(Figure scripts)
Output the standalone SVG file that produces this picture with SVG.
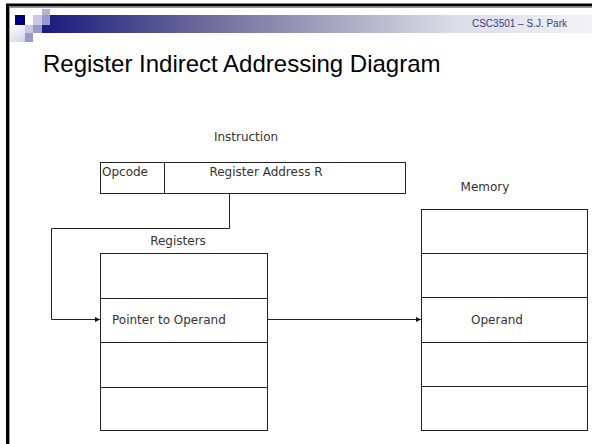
<svg xmlns="http://www.w3.org/2000/svg" width="592" height="444" viewBox="0 0 592 444">
<defs>
<linearGradient id="bar" x1="0" y1="0" x2="1" y2="0">
<stop offset="0" stop-color="#1a1a80"/>
<stop offset="0.3" stop-color="#6c6c9c"/>
<stop offset="0.75" stop-color="#dcdce6"/>
<stop offset="1" stop-color="#f2f2f6"/>
</linearGradient>
<linearGradient id="fade" x1="0" y1="0" x2="1" y2="1">
<stop offset="0" stop-color="#ffffff"/>
<stop offset="1" stop-color="#c8c8e0"/>
</linearGradient>
<marker id="arr" markerWidth="6" markerHeight="6" refX="5" refY="3" orient="auto" markerUnits="userSpaceOnUse">
<path d="M0,0.5 L5,3 L0,5.5 z" fill="#111"/>
</marker>
<style>
.box{fill:#fff;stroke:#222;stroke-width:1}
.div{stroke:#222;stroke-width:1}
.t{font-family:"DejaVu Sans",sans-serif;font-size:12px;fill:#333}
.conn{fill:none;stroke:#222;stroke-width:1}
</style>
</defs>
<rect x="0" y="0" width="592" height="444" fill="#fff"/>
<!-- slide frame -->
<line x1="6" y1="5" x2="592" y2="5" stroke="#000" stroke-width="3"/>
<line x1="7.5" y1="4" x2="7.5" y2="444" stroke="#000" stroke-width="3"/>
<line x1="9.5" y1="7" x2="9.5" y2="444" stroke="#999" stroke-width="1"/>
<line x1="9" y1="7.5" x2="592" y2="7.5" stroke="#999" stroke-width="1"/>
<!-- header -->
<rect x="42" y="15" width="550" height="18" fill="url(#bar)"/>
<rect x="10" y="25" width="23" height="17" fill="url(#fade)"/>
<rect x="15" y="15" width="10" height="10" fill="#00007a"/>
<rect x="33" y="15" width="9" height="10" fill="#c8c8e4"/>
<rect x="42" y="9" width="8" height="6" fill="#b4b4d8"/>
<rect x="42" y="15" width="8" height="10" fill="#9a9ad0"/>
<rect x="25" y="25" width="8" height="8" fill="#c8c8e4"/>
<rect x="33" y="25" width="9" height="8" fill="#9a9ad0"/>
<rect x="25" y="33" width="8" height="9" fill="#9a9ad0"/>
<text x="567" y="27" text-anchor="end" font-family="Liberation Sans,Arial,sans-serif" font-size="10" fill="#3a3a8c">CSC3501 – S.J. Park</text>
<text x="43" y="72" font-family="Liberation Sans,Arial,sans-serif" font-size="24" fill="#000">Register Indirect Addressing Diagram</text>
<!-- instruction -->
<g id="instruction">
<text class="t" x="246" y="141" text-anchor="middle">Instruction</text>
<rect class="box" x="100.5" y="162.5" width="305" height="31"/>
<line class="div" x1="164.5" y1="162.5" x2="164.5" y2="193.5"/>
<text class="t" x="102" y="176">Opcode</text>
<text class="t" x="266" y="176" text-anchor="middle">Register Address R</text>
</g>
<!-- registers -->
<g id="registers">
<text class="t" x="178" y="245" text-anchor="middle">Registers</text>
<rect class="box" x="100.5" y="253.5" width="167" height="177"/>
<line class="div" x1="100.5" y1="298.5" x2="267.5" y2="298.5"/>
<line class="div" x1="100.5" y1="342.5" x2="267.5" y2="342.5"/>
<line class="div" x1="100.5" y1="387.5" x2="267.5" y2="387.5"/>
<text class="t" x="112" y="324">Pointer to Operand</text>
</g>
<!-- memory -->
<g id="memory">
<text class="t" x="485" y="191" text-anchor="middle">Memory</text>
<rect class="box" x="421.5" y="209.5" width="166" height="221"/>
<line class="div" x1="421.5" y1="253.5" x2="587.5" y2="253.5"/>
<line class="div" x1="421.5" y1="297.5" x2="587.5" y2="297.5"/>
<line class="div" x1="421.5" y1="342.5" x2="587.5" y2="342.5"/>
<line class="div" x1="421.5" y1="386.5" x2="587.5" y2="386.5"/>
<text class="t" x="497" y="324" text-anchor="middle">Operand</text>
</g>
<!-- connectors -->
<g id="connectors">
<path class="conn" d="M229.5,193.5 V228.5 H51.5 V319.5 H100" marker-end="url(#arr)"/>
<path class="conn" d="M267.5,319.5 H421" marker-end="url(#arr)"/>
</g>
</svg>
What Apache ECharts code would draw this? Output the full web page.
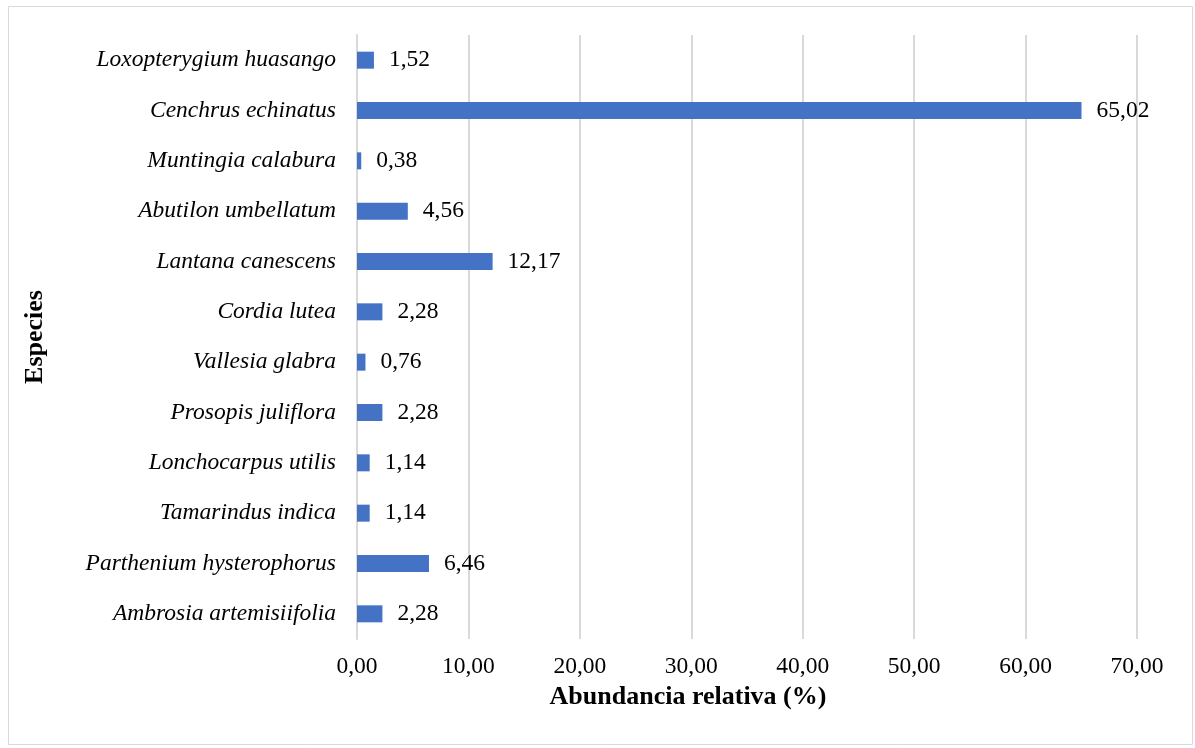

### OBJECTIVE
The records above need to be given again exactly. Omit the pictures.

### SOLUTION FOR THIS TASK
Output the standalone SVG file that produces this picture with SVG.
<svg xmlns="http://www.w3.org/2000/svg" width="592" height="444" viewBox="0 0 592 444">
<defs>
<linearGradient id="bar" x1="0" y1="0" x2="1" y2="0">
<stop offset="0" stop-color="#1a1a80"/>
<stop offset="0.3" stop-color="#6c6c9c"/>
<stop offset="0.75" stop-color="#dcdce6"/>
<stop offset="1" stop-color="#f2f2f6"/>
</linearGradient>
<linearGradient id="fade" x1="0" y1="0" x2="1" y2="1">
<stop offset="0" stop-color="#ffffff"/>
<stop offset="1" stop-color="#c8c8e0"/>
</linearGradient>
<marker id="arr" markerWidth="6" markerHeight="6" refX="5" refY="3" orient="auto" markerUnits="userSpaceOnUse">
<path d="M0,0.5 L5,3 L0,5.5 z" fill="#111"/>
</marker>
<style>
.box{fill:#fff;stroke:#222;stroke-width:1}
.div{stroke:#222;stroke-width:1}
.t{font-family:"DejaVu Sans",sans-serif;font-size:12px;fill:#333}
.conn{fill:none;stroke:#222;stroke-width:1}
</style>
</defs>
<rect x="0" y="0" width="592" height="444" fill="#fff"/>
<!-- slide frame -->
<line x1="6" y1="5" x2="592" y2="5" stroke="#000" stroke-width="3"/>
<line x1="7.5" y1="4" x2="7.5" y2="444" stroke="#000" stroke-width="3"/>
<line x1="9.5" y1="7" x2="9.5" y2="444" stroke="#999" stroke-width="1"/>
<line x1="9" y1="7.5" x2="592" y2="7.5" stroke="#999" stroke-width="1"/>
<!-- header -->
<rect x="42" y="15" width="550" height="18" fill="url(#bar)"/>
<rect x="10" y="25" width="23" height="17" fill="url(#fade)"/>
<rect x="15" y="15" width="10" height="10" fill="#00007a"/>
<rect x="33" y="15" width="9" height="10" fill="#c8c8e4"/>
<rect x="42" y="9" width="8" height="6" fill="#b4b4d8"/>
<rect x="42" y="15" width="8" height="10" fill="#9a9ad0"/>
<rect x="25" y="25" width="8" height="8" fill="#c8c8e4"/>
<rect x="33" y="25" width="9" height="8" fill="#9a9ad0"/>
<rect x="25" y="33" width="8" height="9" fill="#9a9ad0"/>
<text x="567" y="27" text-anchor="end" font-family="Liberation Sans,Arial,sans-serif" font-size="10" fill="#3a3a8c">CSC3501 – S.J. Park</text>
<text x="43" y="72" font-family="Liberation Sans,Arial,sans-serif" font-size="24" fill="#000">Register Indirect Addressing Diagram</text>
<!-- instruction -->
<g id="instruction">
<text class="t" x="246" y="141" text-anchor="middle">Instruction</text>
<rect class="box" x="100.5" y="162.5" width="305" height="31"/>
<line class="div" x1="164.5" y1="162.5" x2="164.5" y2="193.5"/>
<text class="t" x="102" y="176">Opcode</text>
<text class="t" x="266" y="176" text-anchor="middle">Register Address R</text>
</g>
<!-- registers -->
<g id="registers">
<text class="t" x="178" y="245" text-anchor="middle">Registers</text>
<rect class="box" x="100.5" y="253.5" width="167" height="177"/>
<line class="div" x1="100.5" y1="298.5" x2="267.5" y2="298.5"/>
<line class="div" x1="100.5" y1="342.5" x2="267.5" y2="342.5"/>
<line class="div" x1="100.5" y1="387.5" x2="267.5" y2="387.5"/>
<text class="t" x="112" y="324">Pointer to Operand</text>
</g>
<!-- memory -->
<g id="memory">
<text class="t" x="485" y="191" text-anchor="middle">Memory</text>
<rect class="box" x="421.5" y="209.5" width="166" height="221"/>
<line class="div" x1="421.5" y1="253.5" x2="587.5" y2="253.5"/>
<line class="div" x1="421.5" y1="297.5" x2="587.5" y2="297.5"/>
<line class="div" x1="421.5" y1="342.5" x2="587.5" y2="342.5"/>
<line class="div" x1="421.5" y1="386.5" x2="587.5" y2="386.5"/>
<text class="t" x="497" y="324" text-anchor="middle">Operand</text>
</g>
<!-- connectors -->
<g id="connectors">
<path class="conn" d="M229.5,193.5 V228.5 H51.5 V319.5 H100" marker-end="url(#arr)"/>
<path class="conn" d="M267.5,319.5 H421" marker-end="url(#arr)"/>
</g>
</svg>
What Apache ECharts code would draw this? Output the full web page.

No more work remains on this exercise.